■ PROBLEM DETAILS ■
How many lines in the entries below contain "script"? Answer with the number only.

■ ROWS ■
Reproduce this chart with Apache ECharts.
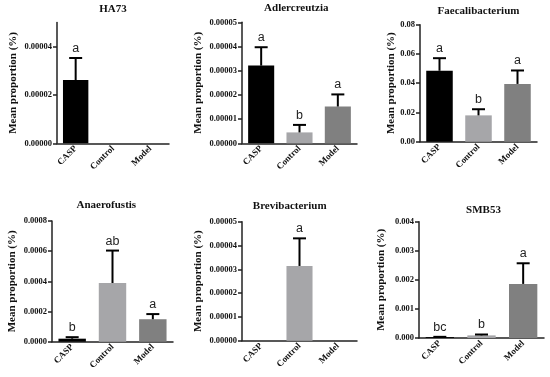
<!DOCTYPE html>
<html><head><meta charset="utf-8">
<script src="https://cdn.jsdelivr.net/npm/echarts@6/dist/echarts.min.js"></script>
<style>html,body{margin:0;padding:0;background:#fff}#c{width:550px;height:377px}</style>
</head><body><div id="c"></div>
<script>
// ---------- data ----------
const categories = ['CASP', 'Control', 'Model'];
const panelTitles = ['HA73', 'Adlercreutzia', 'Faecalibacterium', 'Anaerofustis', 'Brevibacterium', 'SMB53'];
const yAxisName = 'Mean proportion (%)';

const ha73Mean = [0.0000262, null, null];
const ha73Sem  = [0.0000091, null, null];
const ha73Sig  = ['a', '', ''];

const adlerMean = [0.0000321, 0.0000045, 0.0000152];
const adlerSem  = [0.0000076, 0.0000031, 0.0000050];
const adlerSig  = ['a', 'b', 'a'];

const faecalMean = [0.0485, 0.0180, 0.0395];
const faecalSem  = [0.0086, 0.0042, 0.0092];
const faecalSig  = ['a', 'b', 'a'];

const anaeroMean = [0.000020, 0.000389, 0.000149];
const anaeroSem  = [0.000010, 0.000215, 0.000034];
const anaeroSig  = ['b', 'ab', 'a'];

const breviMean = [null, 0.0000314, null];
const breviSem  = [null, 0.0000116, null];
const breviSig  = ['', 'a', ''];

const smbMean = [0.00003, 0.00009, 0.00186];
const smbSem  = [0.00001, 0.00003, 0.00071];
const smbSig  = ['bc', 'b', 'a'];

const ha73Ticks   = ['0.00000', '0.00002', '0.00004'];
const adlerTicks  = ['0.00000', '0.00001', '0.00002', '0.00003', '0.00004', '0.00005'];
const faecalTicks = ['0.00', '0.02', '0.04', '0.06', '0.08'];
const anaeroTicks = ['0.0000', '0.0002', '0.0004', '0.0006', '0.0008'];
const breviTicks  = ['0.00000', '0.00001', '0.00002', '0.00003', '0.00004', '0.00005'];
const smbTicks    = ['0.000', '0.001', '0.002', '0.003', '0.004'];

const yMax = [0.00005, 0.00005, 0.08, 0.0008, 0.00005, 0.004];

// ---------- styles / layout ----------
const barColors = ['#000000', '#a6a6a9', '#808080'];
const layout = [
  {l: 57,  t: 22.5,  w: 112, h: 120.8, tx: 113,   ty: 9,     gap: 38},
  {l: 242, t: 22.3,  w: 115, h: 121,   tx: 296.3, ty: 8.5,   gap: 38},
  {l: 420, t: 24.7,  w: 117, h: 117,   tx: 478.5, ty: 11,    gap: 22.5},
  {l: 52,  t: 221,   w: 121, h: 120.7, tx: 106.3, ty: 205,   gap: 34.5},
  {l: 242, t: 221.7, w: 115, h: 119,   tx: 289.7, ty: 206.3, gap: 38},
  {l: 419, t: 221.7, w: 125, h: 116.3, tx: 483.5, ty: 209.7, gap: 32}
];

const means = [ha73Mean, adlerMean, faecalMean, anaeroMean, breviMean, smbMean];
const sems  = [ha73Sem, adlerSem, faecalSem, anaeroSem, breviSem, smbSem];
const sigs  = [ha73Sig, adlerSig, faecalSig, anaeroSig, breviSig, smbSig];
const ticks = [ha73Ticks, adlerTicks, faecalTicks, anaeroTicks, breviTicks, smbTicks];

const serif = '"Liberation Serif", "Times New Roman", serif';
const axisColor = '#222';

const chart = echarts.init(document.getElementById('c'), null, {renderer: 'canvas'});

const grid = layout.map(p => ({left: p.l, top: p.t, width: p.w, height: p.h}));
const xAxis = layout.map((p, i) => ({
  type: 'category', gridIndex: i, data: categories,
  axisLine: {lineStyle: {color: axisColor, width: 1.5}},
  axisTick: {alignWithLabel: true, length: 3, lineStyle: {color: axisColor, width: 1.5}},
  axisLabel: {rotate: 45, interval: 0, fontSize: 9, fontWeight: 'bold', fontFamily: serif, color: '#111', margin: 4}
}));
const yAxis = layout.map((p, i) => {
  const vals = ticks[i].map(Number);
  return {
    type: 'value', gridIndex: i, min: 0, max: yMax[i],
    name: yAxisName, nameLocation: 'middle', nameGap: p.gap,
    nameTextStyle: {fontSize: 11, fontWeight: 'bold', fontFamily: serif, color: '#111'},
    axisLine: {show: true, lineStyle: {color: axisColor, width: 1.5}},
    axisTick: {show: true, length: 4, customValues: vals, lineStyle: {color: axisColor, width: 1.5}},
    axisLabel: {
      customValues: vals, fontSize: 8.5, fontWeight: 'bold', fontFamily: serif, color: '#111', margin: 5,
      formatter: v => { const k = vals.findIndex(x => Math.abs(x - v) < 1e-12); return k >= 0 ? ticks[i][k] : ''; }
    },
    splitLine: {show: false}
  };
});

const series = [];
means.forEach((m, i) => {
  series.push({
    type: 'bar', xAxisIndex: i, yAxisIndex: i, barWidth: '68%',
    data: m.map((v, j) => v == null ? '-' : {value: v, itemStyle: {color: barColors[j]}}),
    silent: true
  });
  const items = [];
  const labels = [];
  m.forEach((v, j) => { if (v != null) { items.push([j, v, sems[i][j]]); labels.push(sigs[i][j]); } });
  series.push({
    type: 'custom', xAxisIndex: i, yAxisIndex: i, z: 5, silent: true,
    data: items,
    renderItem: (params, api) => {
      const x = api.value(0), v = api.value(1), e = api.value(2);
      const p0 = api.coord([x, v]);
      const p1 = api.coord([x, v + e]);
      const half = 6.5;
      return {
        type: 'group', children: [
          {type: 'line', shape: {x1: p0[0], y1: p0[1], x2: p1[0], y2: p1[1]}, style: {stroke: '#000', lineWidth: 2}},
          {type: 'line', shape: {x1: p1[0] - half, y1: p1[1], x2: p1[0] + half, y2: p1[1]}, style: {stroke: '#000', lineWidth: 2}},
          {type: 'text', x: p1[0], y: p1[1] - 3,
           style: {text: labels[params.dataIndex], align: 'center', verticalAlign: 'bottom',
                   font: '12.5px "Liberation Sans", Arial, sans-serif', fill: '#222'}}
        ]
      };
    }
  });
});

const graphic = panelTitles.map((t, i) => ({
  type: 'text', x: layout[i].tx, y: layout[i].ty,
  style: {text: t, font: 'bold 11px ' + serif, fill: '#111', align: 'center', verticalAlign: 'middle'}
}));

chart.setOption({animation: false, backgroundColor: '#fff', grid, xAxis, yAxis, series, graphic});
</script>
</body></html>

--

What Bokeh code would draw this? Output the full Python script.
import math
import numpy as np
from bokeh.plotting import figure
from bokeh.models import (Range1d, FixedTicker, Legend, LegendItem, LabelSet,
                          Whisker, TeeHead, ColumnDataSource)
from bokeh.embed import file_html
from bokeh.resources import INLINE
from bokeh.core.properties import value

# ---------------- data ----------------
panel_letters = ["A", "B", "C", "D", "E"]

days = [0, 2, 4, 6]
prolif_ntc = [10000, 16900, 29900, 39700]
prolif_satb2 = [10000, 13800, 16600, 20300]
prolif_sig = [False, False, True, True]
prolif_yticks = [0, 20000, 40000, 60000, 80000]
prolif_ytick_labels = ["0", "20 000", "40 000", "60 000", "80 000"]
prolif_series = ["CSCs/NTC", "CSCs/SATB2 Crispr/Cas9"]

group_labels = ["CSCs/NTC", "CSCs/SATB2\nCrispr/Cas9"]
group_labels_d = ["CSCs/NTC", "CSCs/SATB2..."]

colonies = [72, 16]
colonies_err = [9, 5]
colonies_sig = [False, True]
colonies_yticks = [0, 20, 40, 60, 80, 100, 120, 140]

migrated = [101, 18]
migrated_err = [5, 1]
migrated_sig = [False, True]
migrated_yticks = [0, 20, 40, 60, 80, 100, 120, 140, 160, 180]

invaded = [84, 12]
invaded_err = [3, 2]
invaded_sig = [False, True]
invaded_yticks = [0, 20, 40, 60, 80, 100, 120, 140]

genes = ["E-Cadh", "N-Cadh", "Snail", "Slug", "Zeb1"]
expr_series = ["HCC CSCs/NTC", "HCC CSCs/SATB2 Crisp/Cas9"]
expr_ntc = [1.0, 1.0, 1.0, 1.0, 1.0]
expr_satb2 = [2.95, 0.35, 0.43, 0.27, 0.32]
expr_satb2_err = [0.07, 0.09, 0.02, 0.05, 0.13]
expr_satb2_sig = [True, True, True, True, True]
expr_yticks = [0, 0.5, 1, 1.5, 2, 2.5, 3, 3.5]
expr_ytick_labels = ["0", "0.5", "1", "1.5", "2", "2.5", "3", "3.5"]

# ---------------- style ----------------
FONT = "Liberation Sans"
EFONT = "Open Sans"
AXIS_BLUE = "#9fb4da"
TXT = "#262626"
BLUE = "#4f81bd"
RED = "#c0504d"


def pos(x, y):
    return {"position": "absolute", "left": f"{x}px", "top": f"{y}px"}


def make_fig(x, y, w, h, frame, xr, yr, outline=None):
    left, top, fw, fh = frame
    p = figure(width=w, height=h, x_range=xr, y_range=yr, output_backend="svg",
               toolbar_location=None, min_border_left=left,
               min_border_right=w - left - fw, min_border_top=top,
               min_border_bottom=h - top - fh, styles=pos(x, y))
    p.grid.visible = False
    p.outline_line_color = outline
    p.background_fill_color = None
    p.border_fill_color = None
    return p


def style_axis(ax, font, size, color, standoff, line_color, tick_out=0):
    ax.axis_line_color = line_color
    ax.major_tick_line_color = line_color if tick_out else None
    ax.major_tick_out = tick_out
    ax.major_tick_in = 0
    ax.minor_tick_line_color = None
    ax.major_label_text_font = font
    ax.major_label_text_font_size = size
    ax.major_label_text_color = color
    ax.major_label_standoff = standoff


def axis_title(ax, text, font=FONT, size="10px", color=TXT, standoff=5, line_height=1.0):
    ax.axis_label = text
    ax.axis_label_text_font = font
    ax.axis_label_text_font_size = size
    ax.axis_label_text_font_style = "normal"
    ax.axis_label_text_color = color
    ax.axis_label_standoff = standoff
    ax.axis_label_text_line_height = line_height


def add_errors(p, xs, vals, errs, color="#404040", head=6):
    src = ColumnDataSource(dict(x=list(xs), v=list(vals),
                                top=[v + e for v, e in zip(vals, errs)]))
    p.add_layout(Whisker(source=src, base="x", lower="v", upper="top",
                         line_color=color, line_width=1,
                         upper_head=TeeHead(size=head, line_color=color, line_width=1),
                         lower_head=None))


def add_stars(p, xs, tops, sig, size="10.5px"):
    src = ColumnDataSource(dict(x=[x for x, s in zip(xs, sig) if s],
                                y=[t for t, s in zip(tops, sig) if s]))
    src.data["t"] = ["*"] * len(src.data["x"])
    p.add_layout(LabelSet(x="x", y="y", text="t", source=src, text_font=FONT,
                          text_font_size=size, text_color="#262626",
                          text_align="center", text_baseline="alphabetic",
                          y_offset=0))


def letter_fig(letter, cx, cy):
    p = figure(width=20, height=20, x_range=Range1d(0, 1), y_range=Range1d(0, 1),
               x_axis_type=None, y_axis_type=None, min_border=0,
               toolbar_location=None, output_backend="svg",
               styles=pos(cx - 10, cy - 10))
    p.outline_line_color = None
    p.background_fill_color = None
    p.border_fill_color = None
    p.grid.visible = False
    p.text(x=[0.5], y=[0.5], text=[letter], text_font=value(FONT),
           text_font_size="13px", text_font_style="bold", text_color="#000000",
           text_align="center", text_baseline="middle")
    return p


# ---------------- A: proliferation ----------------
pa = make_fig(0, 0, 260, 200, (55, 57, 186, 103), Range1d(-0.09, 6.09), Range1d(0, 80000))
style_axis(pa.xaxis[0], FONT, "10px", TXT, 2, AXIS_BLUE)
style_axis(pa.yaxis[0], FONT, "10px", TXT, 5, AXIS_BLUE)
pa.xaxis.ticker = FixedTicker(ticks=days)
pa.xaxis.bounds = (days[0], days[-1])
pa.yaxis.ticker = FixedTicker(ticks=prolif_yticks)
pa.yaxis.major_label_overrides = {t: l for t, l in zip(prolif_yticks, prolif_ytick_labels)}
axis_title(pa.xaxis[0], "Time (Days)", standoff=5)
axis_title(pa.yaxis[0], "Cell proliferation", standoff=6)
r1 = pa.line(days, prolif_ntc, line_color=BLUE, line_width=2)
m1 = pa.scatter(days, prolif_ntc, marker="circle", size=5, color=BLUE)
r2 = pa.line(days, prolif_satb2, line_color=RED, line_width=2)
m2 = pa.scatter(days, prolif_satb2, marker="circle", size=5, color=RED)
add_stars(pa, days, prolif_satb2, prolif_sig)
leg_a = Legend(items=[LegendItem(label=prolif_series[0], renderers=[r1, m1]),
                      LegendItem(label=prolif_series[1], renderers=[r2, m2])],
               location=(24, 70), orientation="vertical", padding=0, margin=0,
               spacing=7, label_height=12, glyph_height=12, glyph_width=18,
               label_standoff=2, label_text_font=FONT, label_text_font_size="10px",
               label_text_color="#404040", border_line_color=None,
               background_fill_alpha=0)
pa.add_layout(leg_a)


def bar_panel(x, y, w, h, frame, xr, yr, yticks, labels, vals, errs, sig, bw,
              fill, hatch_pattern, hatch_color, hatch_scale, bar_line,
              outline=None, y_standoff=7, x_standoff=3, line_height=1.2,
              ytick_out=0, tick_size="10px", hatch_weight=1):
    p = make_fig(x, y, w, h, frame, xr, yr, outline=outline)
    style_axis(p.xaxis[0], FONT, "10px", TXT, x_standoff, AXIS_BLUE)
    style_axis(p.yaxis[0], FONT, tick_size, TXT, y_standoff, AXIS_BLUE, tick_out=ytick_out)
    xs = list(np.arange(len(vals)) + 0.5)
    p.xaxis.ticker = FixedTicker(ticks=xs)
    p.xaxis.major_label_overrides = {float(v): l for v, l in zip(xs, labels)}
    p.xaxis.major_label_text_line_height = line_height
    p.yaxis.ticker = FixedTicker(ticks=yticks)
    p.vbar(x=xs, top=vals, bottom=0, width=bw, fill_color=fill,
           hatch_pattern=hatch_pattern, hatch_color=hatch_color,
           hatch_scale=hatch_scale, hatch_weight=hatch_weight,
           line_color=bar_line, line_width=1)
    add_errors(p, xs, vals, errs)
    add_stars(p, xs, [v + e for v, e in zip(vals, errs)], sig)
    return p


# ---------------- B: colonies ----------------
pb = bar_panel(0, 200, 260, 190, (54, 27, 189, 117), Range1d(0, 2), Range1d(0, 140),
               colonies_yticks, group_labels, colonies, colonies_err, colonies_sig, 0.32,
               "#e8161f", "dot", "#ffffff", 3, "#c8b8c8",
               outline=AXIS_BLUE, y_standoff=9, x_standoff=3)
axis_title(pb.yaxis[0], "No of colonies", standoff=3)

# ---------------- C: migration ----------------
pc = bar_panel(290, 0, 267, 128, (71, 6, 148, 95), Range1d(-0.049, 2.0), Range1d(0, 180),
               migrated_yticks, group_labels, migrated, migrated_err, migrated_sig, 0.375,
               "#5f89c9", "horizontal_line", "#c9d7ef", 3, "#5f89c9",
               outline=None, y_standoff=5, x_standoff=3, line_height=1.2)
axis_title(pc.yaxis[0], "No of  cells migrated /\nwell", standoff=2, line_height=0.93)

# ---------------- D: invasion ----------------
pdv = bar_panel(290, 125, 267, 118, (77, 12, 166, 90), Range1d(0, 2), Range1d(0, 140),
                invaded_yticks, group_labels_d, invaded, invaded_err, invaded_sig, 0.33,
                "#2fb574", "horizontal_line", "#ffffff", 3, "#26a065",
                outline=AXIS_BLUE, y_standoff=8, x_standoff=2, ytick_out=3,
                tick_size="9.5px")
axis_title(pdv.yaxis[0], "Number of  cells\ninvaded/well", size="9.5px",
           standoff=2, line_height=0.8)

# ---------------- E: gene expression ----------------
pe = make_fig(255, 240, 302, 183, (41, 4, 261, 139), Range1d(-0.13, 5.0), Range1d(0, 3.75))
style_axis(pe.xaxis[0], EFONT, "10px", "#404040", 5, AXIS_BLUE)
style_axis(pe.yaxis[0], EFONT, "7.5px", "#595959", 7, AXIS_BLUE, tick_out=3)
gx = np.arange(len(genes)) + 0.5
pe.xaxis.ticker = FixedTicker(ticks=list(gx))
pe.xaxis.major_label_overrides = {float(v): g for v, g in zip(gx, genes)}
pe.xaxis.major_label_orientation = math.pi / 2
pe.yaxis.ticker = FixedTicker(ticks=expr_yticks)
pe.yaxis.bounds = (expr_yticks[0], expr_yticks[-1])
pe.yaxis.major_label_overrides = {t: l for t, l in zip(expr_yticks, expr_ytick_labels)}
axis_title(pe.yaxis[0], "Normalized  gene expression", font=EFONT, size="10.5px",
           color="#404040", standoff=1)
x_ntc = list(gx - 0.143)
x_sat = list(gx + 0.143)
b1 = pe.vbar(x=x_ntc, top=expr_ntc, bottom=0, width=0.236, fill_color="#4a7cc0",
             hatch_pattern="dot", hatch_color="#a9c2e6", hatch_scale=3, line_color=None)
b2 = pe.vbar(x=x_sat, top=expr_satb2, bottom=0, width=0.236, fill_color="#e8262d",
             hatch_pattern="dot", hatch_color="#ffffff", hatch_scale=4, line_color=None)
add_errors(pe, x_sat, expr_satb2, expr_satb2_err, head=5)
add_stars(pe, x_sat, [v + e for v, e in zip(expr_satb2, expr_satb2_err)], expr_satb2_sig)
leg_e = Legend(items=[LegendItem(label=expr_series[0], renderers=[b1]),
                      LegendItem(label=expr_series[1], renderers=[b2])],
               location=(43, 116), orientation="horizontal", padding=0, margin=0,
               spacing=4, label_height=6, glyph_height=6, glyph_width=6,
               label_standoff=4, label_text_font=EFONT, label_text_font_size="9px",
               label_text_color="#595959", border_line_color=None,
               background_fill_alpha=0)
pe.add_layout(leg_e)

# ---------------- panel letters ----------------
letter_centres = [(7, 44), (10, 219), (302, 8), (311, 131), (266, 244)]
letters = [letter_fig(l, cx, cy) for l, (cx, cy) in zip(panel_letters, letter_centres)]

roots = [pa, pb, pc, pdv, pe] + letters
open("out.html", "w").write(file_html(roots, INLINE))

* * *

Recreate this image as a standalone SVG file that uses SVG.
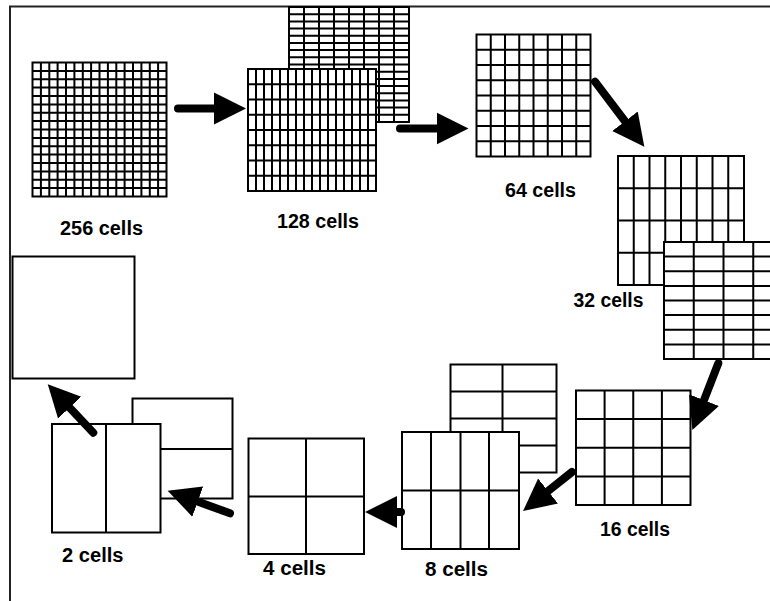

■ RESPONSE ■
4